Indeed, all the subjective aspects of the Japanese house are Zen-inspired. The most apparent design feature is the clean lines that mark the boundaries of space, from the geometrical delineation of floor areas, brought out by the dark bindings of the tatami, to the exposed skeletal framework of columns and horizontal beams. By deliberately excluding curved lines (whose implied sensuality would be at odds with Zen ideals of austerity) in the partitioning of space, the house achieves a geometrical formality both elegant and pure. This sense of free space is further realized by the rigorous exclusion of extraneous ornamentation (again a Zen aesthetic precept) and by placing all essential furnishings in the center of the room rather than around the sides, as in the West. Design aesthetics are also served by the emphasis on the natural texture of materials and the contrast realized when different materials (such as clay walls and exposed wood) are placed side by side. Finally, the indirect lighting provided by the shoji gives daytime rooms a subjective sense of perpetual afternoon, mellowing the visual properties of the materials, softening harsh colors to pastels, and enhancing the overall feeling of naturalness in the exposed woods.
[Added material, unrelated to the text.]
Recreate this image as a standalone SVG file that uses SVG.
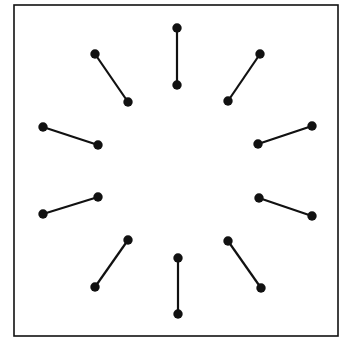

The removable partitions, both internal and external, create a sense of interdependent yet fluid space so startling to Westerners that it is often the first thing they notice in a Japanese house. The concept is, of course, derived from a basic philosophical presumption inherent in all Zen art, from ink paintings to ceramics, that freedom is most keenly perceived when it is exercised within a rigorous framework of constraints and discipline. More important, and more difficult to define, is the Zen concept of shibui, the studied restraint that might be described as knowing when to stop. Shibui, perhaps more than any other aesthetic principle, typifies the influence of Zen on Japanese ideals. It means many things, including the absence of all that is not essential; a sense of disciplined strength deliberately held in check to make what is done seem effortless; the absence of the ornate and the explicit in favor of the sober and the suggestive; and the elegance that can be realized when the purest of natural materials are integrated in a formal, balanced orchestration.3
In addition to the aesthetic aspects, there is also a quality of psychological suggestion stemming from Zen in the Japanese house. Zen monks early realized that the cell-like austerity of a room could be used to manipulate the consciousness of those caught in its precincts. The impact of this was well described by the early-twentieth-century traveler Ralph Adams Cram:
There is something about the great spacious apartments, airy and full of mellow light, that is curiously satisfying, and one feels the absence of furniture only with a sense of relief. Free from the rivalry of crowded furnishings, men and women take on a quite singular quality of dignity and importance.4
'The "singular quality of dignity and importance" is one of the most fundamental discoveries of Zen interior designers. In the absence of decorative distractions, one must concentrate on his own mind and on the minds of others present. Host and guest find their focus on one another has been deliberately enhanced, breaking down the barriers of separateness and individual identity. Each word, each gesture is rendered richer, more significant. Heinrich Engel, who understood the source of the mysterious effects which Ralph Adams Cram could only describe in bewilderment, has explained this phenomenon:
[The individual interior room] provides an environment that requires man's presence and participation to fill the void. Room in the Western residence is human without man's presence, for man's memory lingers in the multiple devices of decoration, furniture, and utility. Room in the Japanese residence becomes human only through man's presence. Without him, there is no human trace. Thus, the empty room provides the very space where man's spirit can move freely and where his thoughts can reach the very limits of their potential.5
Stated differently, the Japanese room forces introspection on those who enter it alone—a function completely in keeping with the interests of Zen. Souls who have felt the weight of too much liberty (and undeserved decorator's license) will find here a solemn retreat and a heightened sense of internal awareness. Here as never before one's mind is one's own, undistracted by the prosaic implements of living with which Westerners ordinarily engulf themselves. One should be warned, however, that this liberation of the consciousness is powerful stuff. The Japanese Zen room is a concentration cell which, although it can unite the minds of those who share it, can often tell those who enter it alone more than they want to know about their own interior lives.
The restraining discipline taught by Zen has both made the traditional Japanese house possible and reconciled its inhabitants to the practical difficulties of living in it. Although few Westerners would accept the inconvenience and sometime discomfort of these houses, many of the early Zen designers' ideals have begun to be seen in architecture and design in the West. It is well known that the Japanese integration of house and environment influenced Frank Lloyd Wright and that a purging of ornamentation was the credo of the Bauhaus. The Japanese principle of modular design is now influential in the West, and we have finally discovered the possibilities for multiple uses of space, with modern "efficiency" apartments that combine all living functions, from dining to entertaining to sleeping, in a single room. Interest has grown recently in the texture of interior materials, which it is now realized provide a necessary visual warmth, and there is increasing integration of living areas with gardens, patios, and the outdoors, and a blessed reduction in superfluous decoration, with the re-establishment of emphasis on clean lines, open space, and the quality of light. Perhaps most important of all, we in the West are finally taking to heart what the Japanese Zen monks knew in medieval times: that domestic architecture and interiors can and should fulfill a requirement in our lives that is ordinarily served by art.